Perhaps the Clifford Chance team, which included partner Luke Tolaini, found no evidence of wrongdoing because they weren’t looking in the right places.
Illicit payments to the Minister and the park official pushing Soco’s oil project
Clifford Chance wrote that it found no evidence of payments “made to secure any unentitled advantage or to curry special treatment” – acts that would potentially leave Soco open to criminal charges under the Bribery Act.
However it is difficult to reconcile their statement with the fact that evidence for some of the special treatment Soco received from officials it paid is already in the public domain. Two cases in particular were detailed in Global Witness’s report ‘Drillers in the Mist’, which we asked Clifford Chance to take into account in its review.
First Celestin Vunabandi, who was at the time the Congo’s Minister for Planning, has been recorded saying that Soco paid him to promote the oil project in Virunga. His LinkedIn page even says he worked as a consultant for Soco.
Most damagingly, Soco’s then Field Operations Supervisor in eastern Congo, Julien Lechenault, was covertly recorded saying that the company had paid for a staged pro-oil demonstration and that this had been done “via Vunabandi, who is the minister.” Lechenault went on: “He’s our friend. He knows everyone. Just need to send cash and it’s done.”
The second example is Guy Mbayma, who as a leading official in Congo’s national parks authority was receiving monthly payments directly from Soco, according to his boss. He was filmed in March 2012 telling Virunga park rangers they would receive “money, money, money” if they worked on the “inside team” with Soco, but that if they objected to oil exploration they would be fired immediately.
Clifford Chance did find “non-material instances where those with whom the Company worked made payments in breach of Group policy.” But they fail to provide any more information on the size or destination of these payments.

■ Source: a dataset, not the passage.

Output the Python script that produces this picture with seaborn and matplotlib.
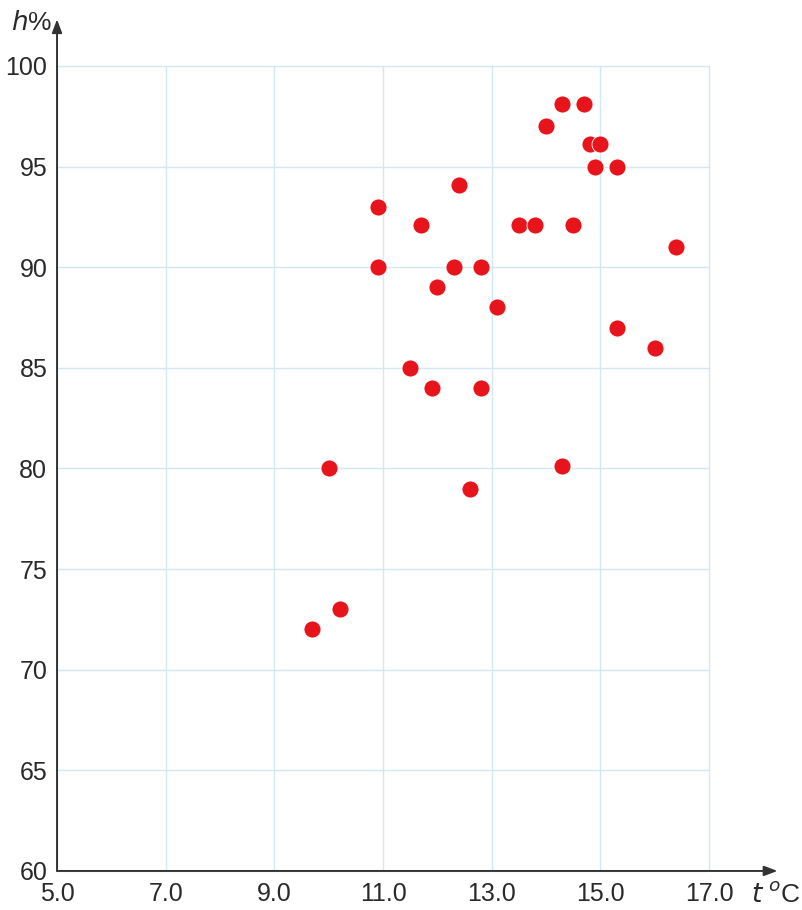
import matplotlib
matplotlib.use("Agg")
import matplotlib.pyplot as plt
import seaborn as sns
import pandas as pd

# Air temperature (°C) and relative humidity (%) observations
temperature = [14.3, 14.7, 14.0, 14.8, 15.0, 14.9, 15.3, 12.4, 10.9, 11.7,
               13.5, 13.8, 14.5, 16.4, 10.9, 12.3, 12.8, 12.0, 13.1, 15.3,
               16.0, 11.5, 11.9, 12.8, 10.0, 14.3, 12.6, 10.2, 9.7]
humidity = [98.1, 98.1, 97.0, 96.1, 96.1, 95.0, 95.0, 94.1, 93.0, 92.1,
            92.1, 92.1, 92.1, 91.0, 90.0, 90.0, 90.0, 89.0, 88.0, 87.0,
            86.0, 85.0, 84.0, 84.0, 80.0, 80.1, 79.0, 73.0, 72.0]
x_ticks = [5.0, 7.0, 9.0, 11.0, 13.0, 15.0, 17.0]
y_ticks = [60, 65, 70, 75, 80, 85, 90, 95, 100]

df = pd.DataFrame({"t": temperature, "h": humidity})

sns.set_style("white")
plt.rcParams["font.family"] = ["Liberation Sans", "DejaVu Sans"]

fig = plt.figure(figsize=(8.02, 9.10), dpi=100)
ax = fig.add_axes([0.0711, 0.0429, 0.813, 0.8846])

sns.scatterplot(data=df, x="t", y="h", ax=ax, s=150, color="#e8141c",
                edgecolor="white", linewidth=0.6, zorder=5, legend=False)

ax.set_xlim(5.0, 17.0)
ax.set_ylim(60, 100)
ax.set_xticks(x_ticks)
ax.set_xticklabels([f"{v:.1f}" for v in x_ticks])
ax.set_yticks(y_ticks)
ax.set_yticklabels([str(v) for v in y_ticks])
ax.tick_params(axis="both", length=0, colors="#2a2a2a")
ax.tick_params(axis="x", labelsize=18, pad=8)
ax.tick_params(axis="y", labelsize=18, pad=7)
ax.grid(True, color="#d2e8f5", linewidth=1.0)
for gl in ax.get_xgridlines() + ax.get_ygridlines():
    gl.set_clip_on(False)
ax.set_axisbelow(True)
ax.set_xlabel("")
ax.set_ylabel("")

for side in ["top", "right", "left", "bottom"]:
    ax.spines[side].set_visible(False)

# Axis lines drawn as arrows extending past the plotting area
arrow_kw = dict(arrowstyle="-|>,head_length=0.8,head_width=0.3",
                color="#333333", lw=1.4, shrinkA=0, shrinkB=0)
ax.annotate("", xy=(1.105, 0), xytext=(0, 0), xycoords="axes fraction",
            textcoords="axes fraction", arrowprops=arrow_kw, annotation_clip=False)
ax.annotate("", xy=(0, 1.058), xytext=(0, 0), xycoords="axes fraction",
            textcoords="axes fraction", arrowprops=arrow_kw, annotation_clip=False)

fig.text(0.040, 0.975, r"$\mathit{h}$%", fontsize=19, ha="center", va="center",
         color="#2a2a2a")
fig.text(0.968, 0.017, r"$\mathit{t}$ $^{\mathit{o}}$C", fontsize=19, ha="center",
         va="center", color="#2a2a2a")

fig.savefig("out.png", dpi=100)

If payments contrary to company policy were indeed made then they cannot be dismissed as “non-material” without elaboration, especially as company policy may be thought likely to reflect UK law. Soco said that it had instructed Clifford Chance to “keep the relevant UK authorities appraised [sic] of the scope, progress and outcomes of its review”; as such information on those “non-material” payments should have been passed on to the police.
Soco has faced repeated accusations and made unconvincing denials. On the same day that Soco released the summary findings of the Clifford Chance review that, it said, exonerated the company, Global Witness was able to publish cheques showing Soco paid tens of thousands of dollars to the scandal-ridden Major Burimba Feruzi, despite the company’s previous specific denial. It has since admitted to financing the soldiers that guarded its base, who were under the command of Feruzi.
Soco’s track record in Virunga suggests that the company cannot be trusted to honestly assess whether or not it is guilty of the various allegations of wrongdoing, or whether the breaches are serious or not. A one-page summary of an investigation by its own lawyers, a partial review at best, is hardly more convincing.
Soco International says it has not breached the UK Bribery Act. It should be next on the SFO’s investigation list, so we can know for sure.